When this question is asked, it is often an indicator that anxiety is already presenting some challenges, for either your child or possibly even for you. One of the difficult aspects of anxiety is that it encourages worrying, which in turn exacerbates the situation. So, the fact that your child is having some challenges might be something that you yourself are becoming increasingly concerned about. Either way, if they are presenting anxious tendencies, or whether you are worried about it becoming an issue, being proactive in learning more is an excellent choice. We know that there are some things we can do to support individuals with anxiety, and their family, that can have a positive impact, or even stop it becoming even more problematic.
There are some clues that may indicate the development of anxiety in children, and they come down to three factors. The first is sleep. How much disruption to their sleeping routine is the anxiety causing? Is it getting in the way of them sleeping in their own bed, or them going to school?
Secondly, how much distress is it causing? By this, we are talking about being upset to the point that it restricts their ability to function normally.
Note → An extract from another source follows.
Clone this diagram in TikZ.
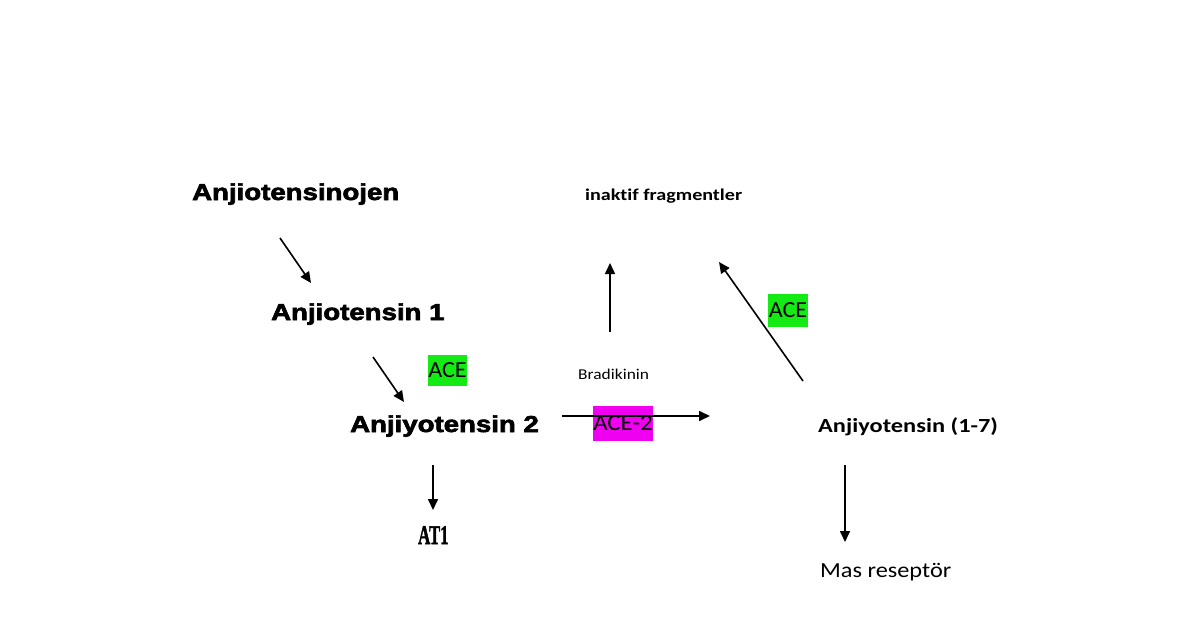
\documentclass[tikz,border=0pt]{standalone}
\usepackage{fontspec}
\setmainfont{Liberation Sans}
\newfontfamily\heavy{Liberation Sans}[BoldFeatures={FakeBold=2.6}]
\newfontfamily\calibri{Carlito}[Ligatures=NoCommon]
\newfontfamily\timesf{Liberation Serif}[BoldFeatures={FakeBold=2}]
\usetikzlibrary{arrows.meta}
\definecolor{limeg}{RGB}{20,235,20}
\definecolor{magen}{RGB}{240,0,240}
\tikzset{
  big/.style={font=\heavy\bfseries\fontsize{23}{26}\selectfont, inner sep=0pt, anchor=base west},
  lab/.style={inner sep=0pt, anchor=base west},
  enz/.style={fill=#1, inner sep=0pt, font=\calibri\fontsize{23}{23}\selectfont},
  arr/.style={line width=1.6pt, -{Triangle[length=11pt,width=10pt]}},
}
\newcommand{\xs}[2]{\scalebox{#1}[1]{#2}}
\begin{document}
\begin{tikzpicture}[x=1pt,y=-1pt]
\useasboundingbox (0,0) rectangle (1200,630);
% nodes
\node[big] (agt) at (192,200) {\xs{1.2}{Anjiotensinojen}};
\node[big] (a1) at (271,320) {\xs{1.2}{Anjiotensin 1}};
\node[big] (a2) at (350,432) {\xs{1.2}{Anjiyotensin 2}};
\node[lab, font=\timesf\bfseries\fontsize{27}{27}\selectfont] (at1) at (418,544) {\xs{0.62}{AT1}};
\node[lab, font=\calibri\bfseries\fontsize{16.5}{16.5}\selectfont] (inak) at (585,200) {\xs{1.22}{inaktif fragmentler}};
\node[lab, font=\calibri\fontsize{15}{15}\selectfont] (brad) at (578,379) {\xs{1.16}{Bradikinin}};
\node[lab, font=\calibri\bfseries\fontsize{20}{20}\selectfont] (a17) at (818,432) {\xs{1.22}{Anjiyotensin (1-7)}};
\node[lab, font=\calibri\fontsize{21.5}{21.5}\selectfont] (mas) at (820,577) {\xs{1.13}{Mas reseptör}};
% enzyme boxes
\node[enz=limeg, minimum width=39pt, minimum height=31pt] (ace1) at (447.5,370) {\xs{1.05}{ACE}};
\node[enz=limeg, minimum width=40pt, minimum height=33pt] (ace2) at (788,310.5) {\xs{1.05}{ACE}};
\node[enz=magen, minimum width=58pt, minimum height=35pt] (acetwo) at (623,423.5) {\xs{1.08}{ACE-2}};
% arrow endpoints
\coordinate (p1s) at (280,238); \coordinate (p1e) at (311,283);
\coordinate (p2s) at (373,357); \coordinate (p2e) at (404,402);
\coordinate (p3s) at (433,465); \coordinate (p3e) at (433,510);
\coordinate (p4s) at (562,416); \coordinate (p4e) at (710,416);
\coordinate (p5s) at (610,332); \coordinate (p5e) at (610,263);
\coordinate (p6s) at (803,381); \coordinate (p6e) at (719,262);
\coordinate (p7s) at (845,465); \coordinate (p7e) at (845,542);
% arrows
\draw[arr] (p1s) -- (p1e);
\draw[arr] (p2s) -- (p2e);
\draw[arr] (p3s) -- (p3e);
\draw[arr] (p4s) -- (p4e);
\draw[arr] (p5s) -- (p5e);
\draw[arr] (p6s) -- (p6e);
\draw[arr] (p7s) -- (p7e);
\end{tikzpicture}
\end{document}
These intense incidents may also last for a prolonged period of time.
The third factor is that the various approaches that you have tried to support them aren't working. They are still presenting anxious tendencies regardless of what you have done.
So, as a parent, you might be feeling a bit stretched, realising that everything you are trying isn’t having a positive impact, or that you are in need of some support. Either way, reaching out to professionals for resources, more information or even a bit of a plan around to support your child is a good move, particularly if those clues feel relevant to your situation. It's really important to reach out, to get some support, so that there is a resolution for your child, but also for yourself.